After John McCain picked Sarah Palin as his running mate, some people saw the origins in McCain's love of craps, a game involving little in the way of strategy but a willingness to take big risks. McCain was quite unusual in his penchant for risk-taking; the life of a politician, where your words are watched closely and there is always a whole party of people out to destroy you, not to mention the fact that you constantly have to appeal to ornery voters, inclines one toward caution. As Time's Adam Sorenson says, in today's campaign, "Every semi-public utterance will find its way into the news; every available scrap of personal history will worm its way to daylight. That's why we end up with candidates like Romney and Obama, men of catalog-perfect families, immaculate pasts and abundant political caution." I'd actually argue that Obama has exhibited what might be called a general cautiousness punctuated by episodes of extreme boldness, none more so than his decision to seize the moment and run for president just a couple of years into his first term in the Senate.
But the modern campaign doesn't produce cautious candidates so much as it constrains the behavior of candidates who would probably be about as successful or unsuccessful in different circumstances. Mitt Romney didn't beat his primary opponents because he was the most cautious candidate; it wasn't just the occasional gaffe hurtling around Twitter or an intemperate remark caught on someone's cell phone that did the other candidates in.

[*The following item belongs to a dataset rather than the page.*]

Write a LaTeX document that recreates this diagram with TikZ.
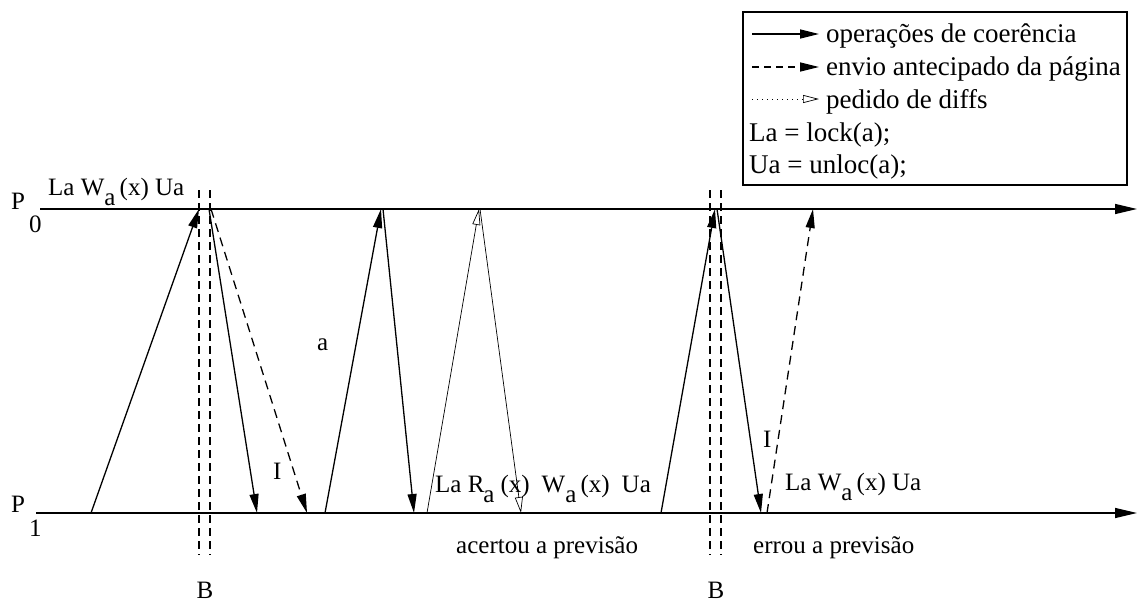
\documentclass[tikz,border=0pt]{standalone}
\usepackage{fontspec}
\setmainfont{Liberation Serif}
\usetikzlibrary{arrows.meta}
\begin{document}
\begin{tikzpicture}[x=1pt,y=-1pt,
  lbl/.style={inner sep=0pt, anchor=base west, font=\fontsize{25}{30}\selectfont},
  leg/.style={lbl, font=\fontsize{27}{32}\selectfont},
  msg/.style={line width=1.3pt, -{Triangle[length=19pt,width=9pt]}},
  pre/.style={msg, dash pattern=on 9pt off 6pt},
  dif/.style={line width=0.7pt, -{Triangle[open,length=16pt,width=8pt]}},
  barline/.style={line width=1.3pt, dash pattern=on 8pt off 5pt},
  axis/.style={line width=1.4pt, -{Triangle[length=22pt,width=10pt]}}]
\useasboundingbox (0,0) rectangle (1146,602);
\newcommand{\sbx}[1]{\raisebox{-10pt}{#1}}

% process lines
\coordinate (p0s) at (40,209);  \coordinate (p0e) at (1137,209);
\coordinate (p1s) at (36,513);  \coordinate (p1e) at (1137,513);
\draw[axis] (p0s) -- (p0e);
\draw[axis] (p1s) -- (p1e);
\node[lbl] (P0) at (11,209) {P};
\node[lbl] (P0i) at (29,232) {0};
\node[lbl] (P1) at (11,512) {P};
\node[lbl] (P1i) at (29,536) {1};

% barriers
\foreach \n/\x in {ba/199, bb/210, bc/710, bd/721}{
  \coordinate (\n t) at (\x,190); \coordinate (\n b) at (\x,555);
  \draw[barline] (\n t) -- (\n b);
}
\node[lbl, anchor=base] (B1) at (205,598) {B};
\node[lbl, anchor=base] (B2) at (716,598) {B};

% endpoints
\coordinate (m1a) at (91,513);  \coordinate (m1b) at (199,209);
\coordinate (m2a) at (209,209); \coordinate (m2b) at (257,513);
\coordinate (m3a) at (211,209); \coordinate (m3b) at (307,513);
\coordinate (m4a) at (325,513); \coordinate (m4b) at (381,209);
\coordinate (m5a) at (383,209); \coordinate (m5b) at (414,513);
\coordinate (m6a) at (427,513); \coordinate (m6b) at (479,209);
\coordinate (m7a) at (480,209); \coordinate (m7b) at (521,513);
\coordinate (m8a) at (661,513); \coordinate (m8b) at (715,209);
\coordinate (m9a) at (717,209); \coordinate (m9b) at (761,513);
\coordinate (m10a) at (767,513); \coordinate (m10b) at (813,209);

\draw[msg] (m1a) -- (m1b);
\draw[msg] (m2a) -- (m2b);
\draw[pre] (m3a) -- (m3b);
\draw[msg] (m4a) -- (m4b);
\draw[msg] (m5a) -- (m5b);
\draw[dif] (m6a) -- (m6b);
\draw[dif] (m7a) -- (m7b);
\draw[msg] (m8a) -- (m8b);
\draw[msg] (m9a) -- (m9b);
\draw[pre] (m10a) -- (m10b);

% labels
\node[lbl] (t1) at (48,195) {La W\sbx{a}\,(x) Ua};
\node[lbl] (ta) at (317,350) {a};
\node[lbl] (tI1) at (273,479) {I};
\node[lbl] (tI2) at (763,447) {I};
\node[lbl] (t2) at (435,492) {La R\hspace{-1pt}\sbx{a}\hspace{6pt}(x)\hspace{12pt}W\sbx{a}\,(x)\hspace{12pt}Ua};
\node[lbl] (t3) at (785,490) {La W\sbx{a}\,(x) Ua};
\node[lbl] (t4) at (456,553) {acertou a previsão};
\node[lbl] (t5) at (753,553) {errou a previsão};

% legend
\draw[line width=1.2pt] (743,12) rectangle (1127,185);
\coordinate (l1a) at (752,34); \coordinate (l1b) at (819,34);
\coordinate (l2a) at (752,67); \coordinate (l2b) at (819,67);
\coordinate (l3a) at (752,99); \coordinate (l3b) at (819,99);
\draw[msg] (l1a) -- (l1b);
\draw[msg, dash pattern=on 7pt off 5pt] (l2a) -- (l2b);
\draw[dif, dash pattern=on 1pt off 4pt] (l3a) -- (l3b);
\node[leg] (lg1) at (826,43) {operações de coerência};
\node[leg] (lg2) at (826,76) {envio antecipado da página};
\node[leg] (lg3) at (826,108) {pedido de diffs};
\node[leg] (lg4) at (749,141) {La = lock(a);};
\node[leg] (lg5) at (749,173) {Ua = unloc(a);};
\end{tikzpicture}
\end{document}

I'm pretty sure that even in a campaign waged by means of semaphore flags we would have discovered pretty quickly that Rick Perry was an idiot, for example, or that Michele Bachmann was a nutbar, or that Newt Gingrich was, well, Newt Gingrich.
That being said, there are certainly going to be more incidents during the campaign in which Romney or Obama (or both, most likely) get engulfed in some phony controversy over something that nobody would ever have heard about a couple of campaigns ago. That has to make them look over their shoulders a lot, and you have to sympathize. When you're running for office, there are just so many different ways to get screwed. Even if you're incredibly careful, one of your aides can say something foolish, or hell, somebody who doesn't even work for you can say something foolish, and you're the one who has to pay the price. The higher the office you're seeking, the more people there are around you who can screw up, and the more people on your opponent's side and in the media who are waiting for you to screw up. And the stakes at the presidential level are so high-by the end of it, either you'll be the most powerful person in the world, a figure about whom people will be writing books for decades, or you'll be the butt of a thousand jokes and reviled among people who were once your supporters and friends. It'd sure make me cautious.